US PRESIDENT Donald Trump’s sweeping tariffs on imports from over 90 countries took effect today, prompting reproaches from Washington's adversaries and allies alike.
Mr Trump’s chances of using taxes on trade to force foreign governments to obey his wishes seem slim, however, with major global South economies remaining defiant.
Brazilian President Luiz Inacio “Lula” da Silva told the Reuters news agency that he would call his Indian and Chinese counterparts to plan a joint response by the Brics bloc.
Members of Brics, named after its founders Brazil, Russia, India, China and South Africa, have been a target of Mr Trump’s ire, with the US leader threatening additional 10 per cent tariffs on countries that “align” with them — yet US tariffs appear to have brought their co-operation, which Washington sees as a threat to its hegemony, to a new level.

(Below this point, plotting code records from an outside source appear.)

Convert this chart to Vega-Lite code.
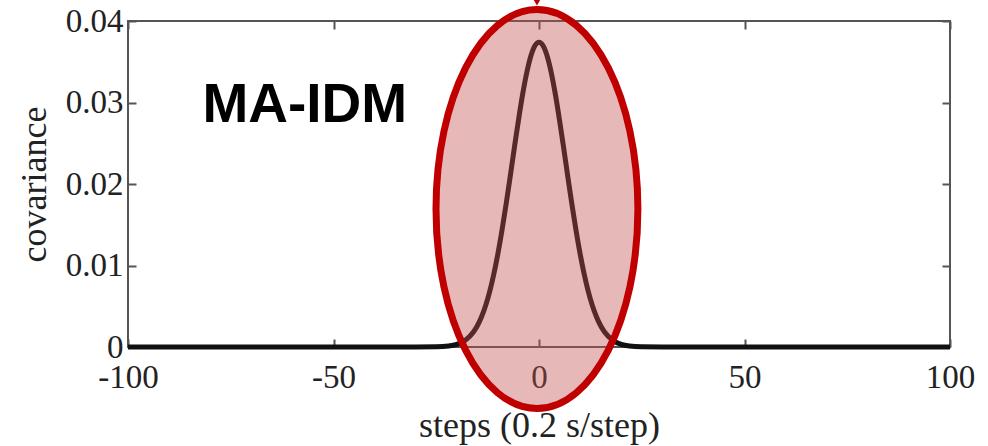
{
  "$schema": "https://vega.github.io/schema/vega-lite/v6.json",
  "width": 822,
  "height": 326,
  "autosize": "none",
  "padding": {"left": 128, "top": 21, "right": 38, "bottom": 99},
  "background": "white",
  "config": {
    "view": {"stroke": "#555555", "strokeWidth": 2},
    "axis": {
      "domain": false,
      "grid": false,
      "tickSize": -8,
      "tickWidth": 2,
      "tickColor": "#555555",
      "labelFont": "Liberation Serif",
      "labelFontSize": 33,
      "labelColor": "#222222",
      "labelFlush": false,
      "labelOverlap": false,
      "titleFont": "Liberation Serif",
      "titleFontSize": 36,
      "titleFontWeight": "normal",
      "titleColor": "#222222"
    }
  },
  "datasets": {
    "curve": [
      {"step": -100, "cov": 0},
      {"step": -60, "cov": 0},
      {"step": -30, "cov": 0},
      {"step": -25, "cov": 0.00002},
      {"step": -22, "cov": 0.00012},
      {"step": -20, "cov": 0.00033},
      {"step": -18, "cov": 0.00081},
      {"step": -16, "cov": 0.00181},
      {"step": -15, "cov": 0.00261},
      {"step": -14, "cov": 0.00368},
      {"step": -13, "cov": 0.00506},
      {"step": -12, "cov": 0.0068},
      {"step": -11, "cov": 0.00893},
      {"step": -10, "cov": 0.01145},
      {"step": -9, "cov": 0.01434},
      {"step": -8, "cov": 0.01754},
      {"step": -7, "cov": 0.02094},
      {"step": -6, "cov": 0.02443},
      {"step": -5, "cov": 0.02782},
      {"step": -4, "cov": 0.03095},
      {"step": -3, "cov": 0.03362},
      {"step": -2, "cov": 0.03567},
      {"step": -1, "cov": 0.03696},
      {"step": 0, "cov": 0.0374},
      {"step": 1, "cov": 0.03696},
      {"step": 2, "cov": 0.03567},
      {"step": 3, "cov": 0.03362},
      {"step": 4, "cov": 0.03095},
      {"step": 5, "cov": 0.02782},
      {"step": 6, "cov": 0.02443},
      {"step": 7, "cov": 0.02094},
      {"step": 8, "cov": 0.01754},
      {"step": 9, "cov": 0.01434},
      {"step": 10, "cov": 0.01145},
      {"step": 11, "cov": 0.00893},
      {"step": 12, "cov": 0.0068},
      {"step": 13, "cov": 0.00506},
      {"step": 14, "cov": 0.00368},
      {"step": 15, "cov": 0.00261},
      {"step": 16, "cov": 0.00181},
      {"step": 18, "cov": 0.00081},
      {"step": 20, "cov": 0.00033},
      {"step": 22, "cov": 0.00012},
      {"step": 25, "cov": 0.00002},
      {"step": 30, "cov": 0},
      {"step": 60, "cov": 0},
      {"step": 100, "cov": 0}
    ],
    "highlight": [{"step": -0.5, "cov": 0.01693}],
    "pointer": [{"step": -0.5, "cov": 0.0424}],
    "label": [{"step": -57, "cov": 0.0276, "text": "MA-IDM"}]
  },
  "layer": [
    {
      "data": {"name": "curve"},
      "mark": {"type": "line", "interpolate": "monotone", "stroke": "#111111", "strokeWidth": 5},
      "encoding": {
        "x": {
          "field": "step", "type": "quantitative",
          "scale": {"domain": [-100, 100], "nice": false, "zero": false},
          "axis": {
            "orient": "bottom",
            "values": [-100, -50, 0, 50, 100],
            "labelExpr": "'' + datum.value",
            "labelPadding": 22,
            "title": "steps (0.2 s/step)",
            "titlePadding": 14
          }
        },
        "y": {
          "field": "cov", "type": "quantitative",
          "scale": {"domain": [0, 0.04], "nice": false},
          "axis": {
            "orient": "left",
            "values": [0, 0.01, 0.02, 0.03, 0.04],
            "labelExpr": "datum.value == 0 ? '0' : format(datum.value, '.2f')",
            "labelPadding": 13,
            "title": "covariance",
            "titlePadding": 12
          }
        }
      }
    },
    {
      "data": {"name": "highlight"},
      "mark": {
        "type": "point",
        "shape": "M -0.506 0 A 0.506 1 0 1 0 0.506 0 A 0.506 1 0 1 0 -0.506 0 Z",
        "size": 159201,
        "filled": true,
        "opacity": 1,
        "fill": "#c0504d",
        "fillOpacity": 0.4,
        "stroke": "#c00000",
        "strokeWidth": 7,
        "strokeOpacity": 1
      },
      "encoding": {
        "x": {
          "field": "step", "type": "quantitative",
          "scale": {"domain": [-100, 100], "nice": false, "zero": false},
          "axis": {"orient": "top", "values": [-100, -50, 0, 50, 100], "labels": false, "title": null}
        },
        "y": {
          "field": "cov", "type": "quantitative",
          "scale": {"domain": [0, 0.04], "nice": false},
          "axis": {"orient": "right", "values": [0, 0.01, 0.02, 0.03, 0.04], "labels": false, "title": null}
        }
      }
    },
    {
      "data": {"name": "pointer"},
      "mark": {"type": "point", "shape": "triangle-down", "size": 90, "filled": true, "opacity": 1, "fill": "#c00000"},
      "encoding": {
        "x": {"field": "step", "type": "quantitative", "scale": {"domain": [-100, 100], "nice": false, "zero": false}, "axis": null},
        "y": {"field": "cov", "type": "quantitative", "scale": {"domain": [0, 0.04], "nice": false}, "axis": null}
      }
    },
    {
      "data": {"name": "label"},
      "mark": {"type": "text", "font": "Liberation Sans", "fontWeight": "bold", "fontSize": 55, "color": "#000000", "align": "center", "baseline": "alphabetic"},
      "encoding": {
        "x": {"field": "step", "type": "quantitative", "scale": {"domain": [-100, 100], "nice": false, "zero": false}, "axis": null},
        "y": {"field": "cov", "type": "quantitative", "scale": {"domain": [0, 0.04], "nice": false}, "axis": null},
        "text": {"field": "text"}
      }
    }
  ],
  "resolve": {"axis": {"x": "independent", "y": "independent"}}
}
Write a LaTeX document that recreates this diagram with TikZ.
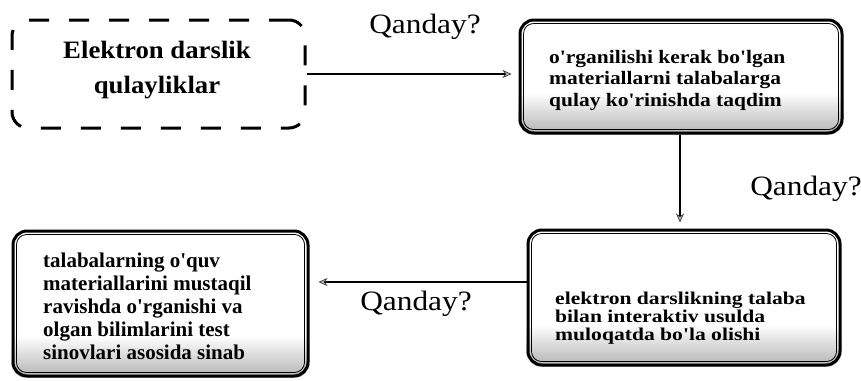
\documentclass[tikz,border=0pt]{standalone}
\usepackage{fontspec}
\setmainfont{Liberation Serif}
\newfontfamily\stretchA[FakeStretch=1.13]{Liberation Serif}
\newfontfamily\stretchB[FakeStretch=1.2]{Liberation Serif}
\newfontfamily\stretchQ[FakeStretch=1.12]{Liberation Serif}
\newfontfamily\stretchD[FakeStretch=1.07]{Liberation Serif}
\newfontfamily\plainC{Liberation Serif}
\usetikzlibrary{arrows.meta,backgrounds}
\newcommand\mylines[1]{\vtop{\lineskiplimit=-30pt\lineskip=0pt #1}}
\begin{document}
\begin{tikzpicture}[x=1pt,y=-1pt,
  boxframe/.style={draw=black, line width=3pt, rounded corners=14pt, inner sep=0pt},
  dashbox/.style={draw=black, line width=3pt, rounded corners=16pt, dash pattern=on 20pt off 20pt, inner sep=0pt},
  innerline/.style={draw=black, line width=0.8pt, rounded corners=10pt},
  arr/.style={draw=black, line width=1.6pt, -{Stealth[length=9pt,width=8pt,color=gray!40!black,fill=gray!60,line width=0.6pt]}},
  qlabel/.style={font=\stretchQ\fontsize{28}{30}\selectfont, inner sep=0pt, anchor=base},
  txt/.style={inner sep=0pt, anchor=base west},
  grass/.style={top color=white, bottom color=gray!60}]
\useasboundingbox (0,0) rectangle (861,380);

% boxes
\node[dashbox, minimum width=293pt, minimum height=108pt] (d) at (158.5,74) {};
\node[boxframe, minimum width=322pt, minimum height=113pt] (b1) at (681,76.5) {};
\node[boxframe, minimum width=312pt, minimum height=135pt] (b2) at (684,297.5) {};
\node[boxframe, minimum width=295pt, minimum height=145pt] (b3) at (160.5,303.5) {};

\foreach \b in {b1,b2,b3}{
  \draw[innerline] ([shift={(5,-5)}]\b.south west) rectangle ([shift={(-5,5)}]\b.north east);
}

\begin{pgfonlayer}{background}
\foreach \b in {b1,b2,b3}{
  \begin{scope}
    \clip[rounded corners=14pt] (\b.south west) rectangle (\b.north east);
    \shade[grass] (\b.south west) rectangle ([yshift=42pt]\b.south east);
  \end{scope}
}
\end{pgfonlayer}

% texts
\node[inner sep=0pt, anchor=base, font=\stretchD\bfseries\fontsize{25}{35}\selectfont] (dt) at (157,58)
  {\mylines{\halign{\hfil#\hfil\cr Elektron darslik\cr qulayliklar\cr}}};

\node[txt, font=\stretchA\bfseries\fontsize{19}{21.5}\selectfont] (t1) at (549,63)
  {\mylines{\hbox{o'rganilishi kerak bo'lgan}\hbox{materiallarni talabalarga}\hbox{qulay ko'rinishda taqdim}}};

\node[txt, font=\stretchB\bfseries\fontsize{18}{18}\selectfont] (t2) at (555,304)
  {\mylines{\hbox{elektron darslikning talaba}\hbox{bilan interaktiv usulda}\hbox{muloqatda bo'la olishi}}};

\node[txt, font=\plainC\bfseries\fontsize{21}{23}\selectfont] (t3) at (43,267)
  {\mylines{\hbox{talabalarning o'quv}\hbox{materiallarini mustaqil}\hbox{ravishda o'rganishi va}\hbox{olgan bilimlarini test}\hbox{sinovlari asosida sinab}}};

% connectors
\draw[arr, shorten >=7pt] (d.east) -- (b1.west |- d.east);
\draw[arr, shorten >=6pt] (b1.south -| 680,0) -- (b2.north -| 680,0);
\coordinate (m) at (0,282);
\draw[arr, shorten >=9pt] (b2.west |- m) -- (b3.east |- m);

% labels
\node[qlabel] (q1) at (425,33) {Qanday?};
\node[qlabel] (q2) at (806,195) {Qanday?};
\node[qlabel] (q3) at (416,310) {Qanday?};
\end{tikzpicture}
\end{document}
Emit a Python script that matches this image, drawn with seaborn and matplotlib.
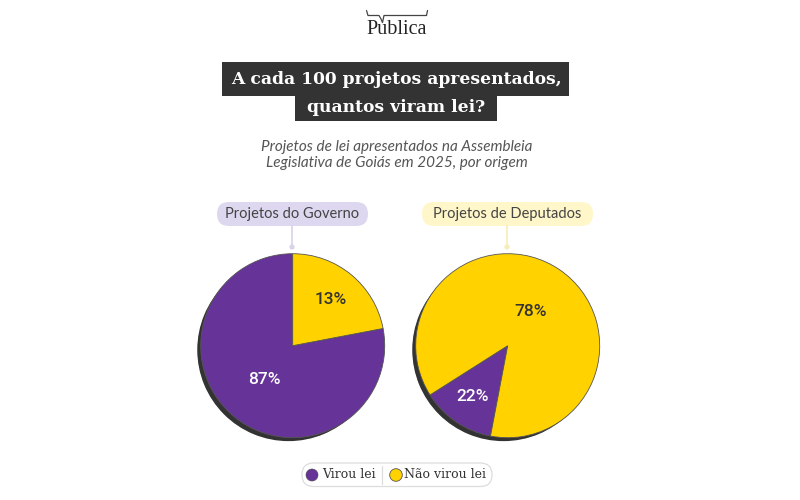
import numpy as np
import pandas as pd
import seaborn as sns
import matplotlib.pyplot as plt
from matplotlib.patches import FancyBboxPatch, Rectangle, Circle

sns.set_theme(style='white')
plt.rcParams['font.family'] = ['Lato', 'DejaVu Sans']

# dados (fatias como aparecem desenhadas; rotulos como impressos)
categorias = ['Virou lei', 'Não virou lei']
fatias_governo = [78, 22]
rotulos_governo = ['87%', '13%']
fatias_deputados = [13, 87]
rotulos_deputados = ['22%', '78%']
titulos_pizza = ['Projetos do Governo', 'Projetos de Deputados']

roxo = '#663399'
amarelo = '#FFD200'
cinza = '#333333'

fig = plt.figure(figsize=(8, 5), dpi=100)
fig.patch.set_facecolor('white')

# camada de fundo em pixels
ax0 = fig.add_axes([0, 0, 1, 1])
ax0.set_xlim(0, 800)
ax0.set_ylim(500, 0)
ax0.axis('off')

# logo
ax0.text(397, 30, 'Publica', ha='center', va='center', fontsize=14.5,
         family='Liberation Serif', color='#222222')
ax0.plot([366.5, 368, 379, 381, 382.5, 384, 425, 426.5, 427.5],
         [10.5, 15.5, 15.5, 19, 22.5, 15.5, 15.5, 15.5, 10.5],
         color='#444444', lw=0.9, solid_capstyle='round')

# titulo
ax0.add_patch(Rectangle((222, 62), 347, 34, color=cinza, lw=0))
ax0.add_patch(Rectangle((295, 96), 202, 25, color=cinza, lw=0))
ax0.text(396, 79.5, 'A cada 100 projetos apresentados,', ha='center', va='center',
         fontsize=12.3, weight='bold', family='DejaVu Serif', color='white')
ax0.text(396, 107, 'quantos viram lei?', ha='center', va='center',
         fontsize=12.3, weight='bold', family='DejaVu Serif', color='white')

# subtitulo
ax0.text(397, 147, 'Projetos de lei apresentados na Assembleia', ha='center', va='center',
         fontsize=11, style='italic', color='#555555')
ax0.text(397, 163, 'Legislativa de Goiás em 2025, por origem', ha='center', va='center',
         fontsize=11, style='italic', color='#555555')

# etiquetas das pizzas
centros = [(292.7, 345.7), (507.7, 345.7)]
raio = 92
pilulas = [(217, 151, '#DDD7EF', '#D8D2EA'), (422, 171, '#FFF6C9', '#F7EDB8')]
for (cx, cy), (x0, w, cor, cor_linha), titulo in zip(centros, pilulas, titulos_pizza):
    ax0.add_patch(FancyBboxPatch((x0, 202), w, 24,
                                 boxstyle='round,pad=0,rounding_size=12',
                                 fc=cor, ec='none'))
    ax0.text(x0 + w / 2, 214, titulo, ha='center', va='center',
             fontsize=10.5, color='#444444')
    ax0.plot([cx - 0.7, cx - 0.7], [226, 246], color=cor_linha, lw=1.2)
    ax0.add_patch(Circle((cx - 0.7, 247), 2.6, color=cor_linha, lw=0))

# pizzas
config = [
    (fatias_governo, rotulos_governo, 90, [0.48, 0.65]),
    (fatias_deputados, rotulos_deputados, 212.4, [0.67, 0.45]),
]
lim = 100 / raio
for (cx, cy), (fatias, rotulos, inicio, dist) in zip(centros, config):
    ax = fig.add_axes([(cx - 100) / 800, (500 - cy - 100) / 500, 200 / 800, 200 / 500])
    ax.pie([1], colors=[cinza], radius=1, center=(-0.045, -0.045), startangle=90)
    wedges, _ = ax.pie(fatias, colors=[roxo, amarelo], startangle=inicio,
                       wedgeprops=dict(edgecolor='#555555', linewidth=0.6))
    for w, rot, d, cor_txt in zip(wedges, rotulos, dist, ['white', cinza]):
        ang = np.deg2rad((w.theta1 + w.theta2) / 2)
        ax.text(d * np.cos(ang), d * np.sin(ang), rot, ha='center', va='center',
                fontsize=12.5, weight='medium', color=cor_txt, family='Roboto')
    ax.set_xlim(-lim, lim)
    ax.set_ylim(-lim, lim)
    ax.set_aspect('equal')
    ax.axis('off')

# legenda
ax0.add_patch(FancyBboxPatch((302, 463), 190, 23.5,
                             boxstyle='round,pad=0,rounding_size=11.5',
                             fc='white', ec='#DDDDDD', lw=0.9))
ax0.add_patch(Circle((312, 475), 6, fc=roxo, ec='#444444', lw=0.4))
ax0.text(322.5, 475, categorias[0], ha='left', va='center', fontsize=9,
         family='DejaVu Serif', color='#333333')
ax0.plot([382, 382], [466, 484], color='#DDDDDD', lw=0.9)
ax0.add_patch(Circle((396, 475), 6.3, fc=amarelo, ec='#555555', lw=0.6))
ax0.text(404.5, 475, categorias[1], ha='left', va='center', fontsize=9,
         family='DejaVu Serif', color='#333333')

fig.savefig('out.png', dpi=100, facecolor='white')
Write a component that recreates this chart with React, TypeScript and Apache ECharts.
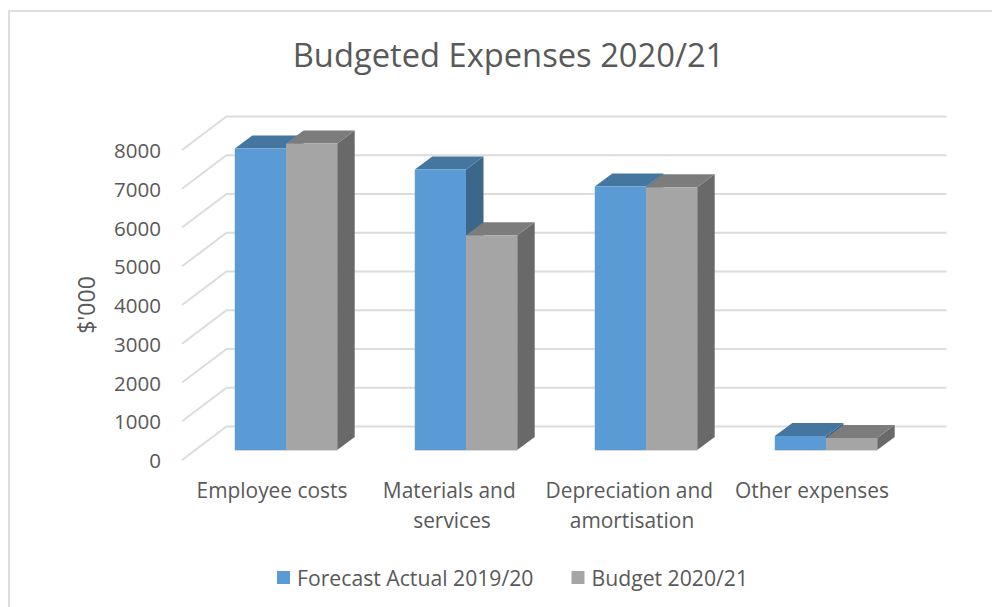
import React, { useEffect, useRef } from "react";
import * as echarts from "echarts";

const categories = ["Employee costs", "Materials and services", "Depreciation and amortisation", "Other expenses"];
const forecastActual = [7780, 7240, 6800, 360];
const budget = [7910, 5540, 6780, 310];
const yTicks = [0, 1000, 2000, 3000, 4000, 5000, 6000, 7000, 8000];

const FONT = "'Open Sans', sans-serif";
const TEXT = "#595959";
const GRID = "#dcdcdc";
const WALL = { dx: 44.5, dy: -33.5 };
const BAR_FRONT = { dx: 14, dy: -10 };
const BAR_DEPTH = { dx: 17.5, dy: -13 };
const BAR_RATIO = 51.2 / 180;

const palette = [
  { front: "#5b9bd5", top: "#44769f", side: "#3b678b" },
  { front: "#a5a5a5", top: "#7c7c7c", side: "#696969" },
];

const gridItem = (params: any, api: any) => {
  const sys = params.coordSys;
  const v = api.value(0);
  const y = api.coord([0, v])[1];
  const x0 = sys.x;
  const x1 = sys.x + WALL.dx;
  const y1 = y + WALL.dy;
  const x2 = sys.x + sys.width + WALL.dx;
  return {
    type: "polyline",
    shape: { points: [[x0, y], [x1, y1], [x2, y1]] },
    style: { stroke: GRID, lineWidth: 2, fill: "none" },
    silent: true,
  };
};

const barItem = (seriesPos: number) => (_: any, api: any) => {
  const [cx, yTop] = api.coord([api.value(0), api.value(1)]);
  const yBase = api.coord([api.value(0), 0])[1];
  const w = api.size([1, 0])[0] * BAR_RATIO;
  const c = palette[seriesPos];
  const x0 = cx + BAR_FRONT.dx + (seriesPos - 1) * w;
  const x1 = x0 + w;
  const t = yTop + BAR_FRONT.dy;
  const b = yBase + BAR_FRONT.dy;
  const dx = BAR_DEPTH.dx;
  const dy = BAR_DEPTH.dy;
  return {
    type: "group",
    children: [
      { type: "polygon", shape: { points: [[x1, t], [x1 + dx, t + dy], [x1 + dx, b + dy], [x1, b]] }, style: { fill: c.side } },
      { type: "polygon", shape: { points: [[x0, t], [x0 + dx, t + dy], [x1 + dx, t + dy], [x1, t]] }, style: { fill: c.top } },
      { type: "rect", shape: { x: x0, y: t, width: w, height: b - t }, style: { fill: c.front } },
      { type: "line", shape: { x1: x0, y1: b + 0.5, x2: x1, y2: b + 0.5 }, style: { stroke: "#d9d9d9", lineWidth: 1 } },
    ],
  };
};

export default function App() {
  const ref = useRef<HTMLDivElement>(null);
  useEffect(() => {
    const chart = echarts.init(ref.current!, undefined, { renderer: "svg" });
    chart.setOption({
      animation: false,
      backgroundColor: "#ffffff",
      textStyle: { fontFamily: FONT },
      title: {
        text: "Budgeted Expenses 2020/21",
        left: 503.5,
        top: 33,
        textAlign: "center",
        textStyle: { fontFamily: FONT, fontSize: 32.7, fontWeight: "normal", color: TEXT },
      },
      graphic: [
        {
          type: "rect",
          silent: true,
          shape: { x: 9, y: 11, width: 1000, height: 620 },
          style: { fill: "none", stroke: "#dedede", lineWidth: 2 },
        },
      ],
      legend: {
        left: 272,
        top: 562,
        itemWidth: 13,
        itemHeight: 13,
        itemGap: 38,
        icon: "rect",
        data: ["Forecast Actual 2019/20", "Budget 2020/21"],
        textStyle: { fontFamily: FONT, fontSize: 21.2, color: TEXT, padding: [0, 0, 0, 2] },
      },
      grid: { left: 182, top: 150, width: 720, height: 310 },
      xAxis: {
        type: "category",
        data: categories,
        axisLine: { show: false },
        axisTick: { show: false },
        axisLabel: {
          interval: 0,
          margin: 15,
          fontFamily: FONT,
          fontSize: 20.9,
          color: TEXT,
          lineHeight: 30,
          width: 178,
          overflow: "break",
        },
      },
      yAxis: {
        type: "value",
        min: 0,
        max: 8000,
        interval: 1000,
        axisLine: { show: false },
        axisTick: { show: false },
        splitLine: { show: false },
        name: "$'000",
        nameLocation: "middle",
        nameRotate: 90,
        nameGap: 85,
        nameTextStyle: { fontFamily: FONT, fontSize: 23, color: TEXT },
        axisLabel: { margin: 21, fontFamily: FONT, fontSize: 20.5, color: TEXT, formatter: (v: number) => String(v) },
      },
      series: [
        {
          type: "custom",
          silent: true,
          clip: false,
          z: 1,
          renderItem: gridItem,
          data: yTicks.map((v) => [v]),
          encode: { y: 0 },
        },
        {
          type: "custom",
          name: "Forecast Actual 2019/20",
          clip: false,
          z: 2,
          itemStyle: { color: palette[0].front },
          renderItem: barItem(0),
          data: forecastActual.map((v, i) => [i, v]),
          encode: { x: 0, y: 1 },
        },
        {
          type: "custom",
          name: "Budget 2020/21",
          clip: false,
          z: 3,
          itemStyle: { color: palette[1].front },
          renderItem: barItem(1),
          data: budget.map((v, i) => [i, v]),
          encode: { x: 0, y: 1 },
        },
      ],
    });
    return () => chart.dispose();
  }, []);
  return <div ref={ref} style={{ position: "absolute", left: 0, top: 0, width: 992, height: 607 }} />;
}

Lula, as the Brazilian president is known, said that Mr Trump intended “to dismantle multilateralism, where agreements are made collectively within institutions, and replace it with unilateralism, where he negotiates one on one,” but that Brazil would not be bullied. He would call his US counterpart when he believed he was ready to talk but had no intention of doing so currently as he was not prepared to be humiliated, Lula added.
The Indian government said the tariffs — raised to 50 per cent like Brazil’s, in its case because of its purchase of oil from Russia — were “unfair and unfortunate.” It would not negotiate its own energy security, it added, while Prime Minister Narendra Modi told farmers in New Delhi yesterday that he would “never compromise” on their interests to secure a trade deal with the United States.
Though Mr Trump struck a jubilant tone as the tariffs kicked in, bragging that the US was “taking in hundreds of billions of dollars in tariffs,” they amount to a heavy tax on imported goods for US customers, with Yale University’s Budget Lab calculating US residents will pay an average 18.3 per cent more on imports — the highest rate since 1934.
Switzerland’s Federal Council was due to meet tonight after President Karin Keller-Sutter returned empty handed from the US, where she had hoped to avert 39 per cent tariffs. Products from the European Union, Japan and South Korea will be taxed at 15 per cent.